_REQUIREMENT_
Could the lines from the start of the data through the line with "linewidth=2.0, estimator=None, sort=False)" be set down exactly, with no pictures among them?

_AVAILABLE DATA_

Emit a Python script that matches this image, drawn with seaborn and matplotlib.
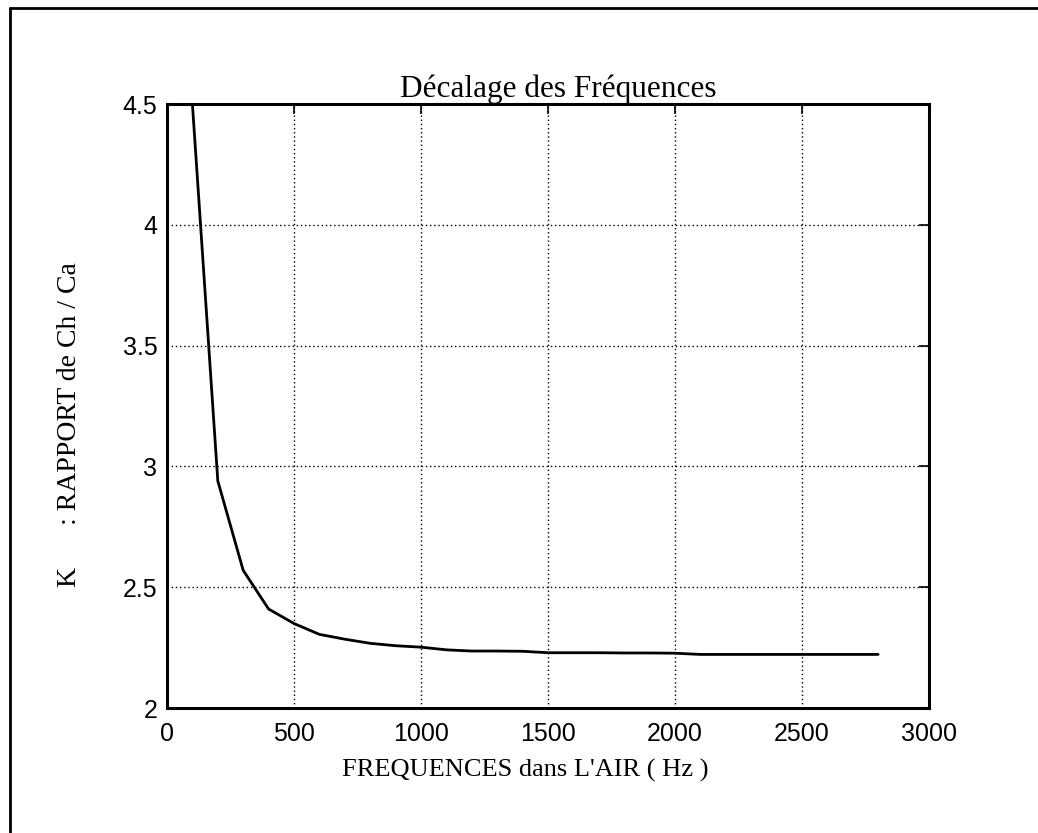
import matplotlib
matplotlib.use("Agg")
import matplotlib.pyplot as plt
from matplotlib.lines import Line2D
import numpy as np
import pandas as pd
import seaborn as sns

# Frequency in air (Hz) and the ratio K = Ch / Ca
freq_hz = [100, 200, 300, 400, 500, 600, 700, 800, 900, 1000,
           1100, 1200, 1300, 1400, 1500, 1600, 1700, 1800, 1900, 2000,
           2100, 2200, 2300, 2400, 2500, 2600, 2700, 2800]
ratio_k = [4.50, 2.94, 2.57, 2.41, 2.35, 2.305, 2.285, 2.268, 2.258, 2.252,
           2.241, 2.236, 2.236, 2.235, 2.229, 2.229, 2.229, 2.228, 2.228, 2.227,
           2.222, 2.222, 2.222, 2.222, 2.222, 2.222, 2.222, 2.222]

x_ticks = [0, 500, 1000, 1500, 2000, 2500, 3000]
y_ticks = [2, 2.5, 3, 3.5, 4, 4.5]
y_tick_labels = ["2", "2.5", "3", "3.5", "4", "4.5"]

title = "Décalage des Fréquences"
x_label = "FREQUENCES dans L'AIR ( Hz )"
y_label = "K      : RAPPORT de Ch / Ca"

df = pd.DataFrame({"freq": freq_hz, "k": ratio_k})

sns.set_theme(style="white")
plt.rcParams["font.family"] = ["Liberation Sans", "DejaVu Sans"]

fig = plt.figure(figsize=(10.38, 8.33), dpi=100)
ax = fig.add_axes([0.1609, 0.150, 0.734, 0.725])

sns.lineplot(data=df, x="freq", y="k", ax=ax, color="black",
             linewidth=2.0, estimator=None, sort=False)

ax.set_xlim(0, 3000)
ax.set_ylim(2, 4.5)
ax.set_xticks(x_ticks)
ax.set_xticklabels([str(t) for t in x_ticks])
ax.set_yticks(y_ticks)
ax.set_yticklabels(y_tick_labels)

ax.grid(True, color="black", linestyle=(0, (1, 2)), linewidth=1.0)
ax.tick_params(axis="both", which="major", direction="in", length=7, width=1.2,
               colors="black", labelsize=18, top=True, right=True)
ax.tick_params(axis="x", pad=10)
ax.tick_params(axis="y", pad=7)
for s in ax.spines.values():
    s.set_visible(True)
    s.set_color("black")
    s.set_linewidth(2.2)

serif = ["Liberation Serif", "DejaVu Serif"]
ax.set_title(title, family=serif, fontsize=22.5, color="black", pad=5,
             x=0.513)
ax.set_xlabel(x_label, family=serif, fontsize=19, color="black")
ax.set_ylabel(y_label, family=serif, fontsize=20, color="black")
ax.xaxis.set_label_coords(0.47, -0.085)
ax.yaxis.set_label_coords(-0.112, 0.47)

# page frame lines (left and top edges)
fig.add_artist(Line2D([10 / 1038, 10 / 1038], [0, 1 - 8 / 833],
                      transform=fig.transFigure, color="black", linewidth=2))
fig.add_artist(Line2D([10 / 1038, 1], [1 - 8 / 833, 1 - 8 / 833],
                      transform=fig.transFigure, color="black", linewidth=2))

fig.savefig("out.png", dpi=100, facecolor="white")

_WORKED ANSWER_
Emit a Python script that matches this image, drawn with seaborn and matplotlib.
import matplotlib
matplotlib.use("Agg")
import matplotlib.pyplot as plt
from matplotlib.lines import Line2D
import numpy as np
import pandas as pd
import seaborn as sns

# Frequency in air (Hz) and the ratio K = Ch / Ca
freq_hz = [100, 200, 300, 400, 500, 600, 700, 800, 900, 1000,
           1100, 1200, 1300, 1400, 1500, 1600, 1700, 1800, 1900, 2000,
           2100, 2200, 2300, 2400, 2500, 2600, 2700, 2800]
ratio_k = [4.50, 2.94, 2.57, 2.41, 2.35, 2.305, 2.285, 2.268, 2.258, 2.252,
           2.241, 2.236, 2.236, 2.235, 2.229, 2.229, 2.229, 2.228, 2.228, 2.227,
           2.222, 2.222, 2.222, 2.222, 2.222, 2.222, 2.222, 2.222]

x_ticks = [0, 500, 1000, 1500, 2000, 2500, 3000]
y_ticks = [2, 2.5, 3, 3.5, 4, 4.5]
y_tick_labels = ["2", "2.5", "3", "3.5", "4", "4.5"]

title = "Décalage des Fréquences"
x_label = "FREQUENCES dans L'AIR ( Hz )"
y_label = "K      : RAPPORT de Ch / Ca"

df = pd.DataFrame({"freq": freq_hz, "k": ratio_k})

sns.set_theme(style="white")
plt.rcParams["font.family"] = ["Liberation Sans", "DejaVu Sans"]

fig = plt.figure(figsize=(10.38, 8.33), dpi=100)
ax = fig.add_axes([0.1609, 0.150, 0.734, 0.725])

sns.lineplot(data=df, x="freq", y="k", ax=ax, color="black",
             linewidth=2.0, estimator=None, sort=False)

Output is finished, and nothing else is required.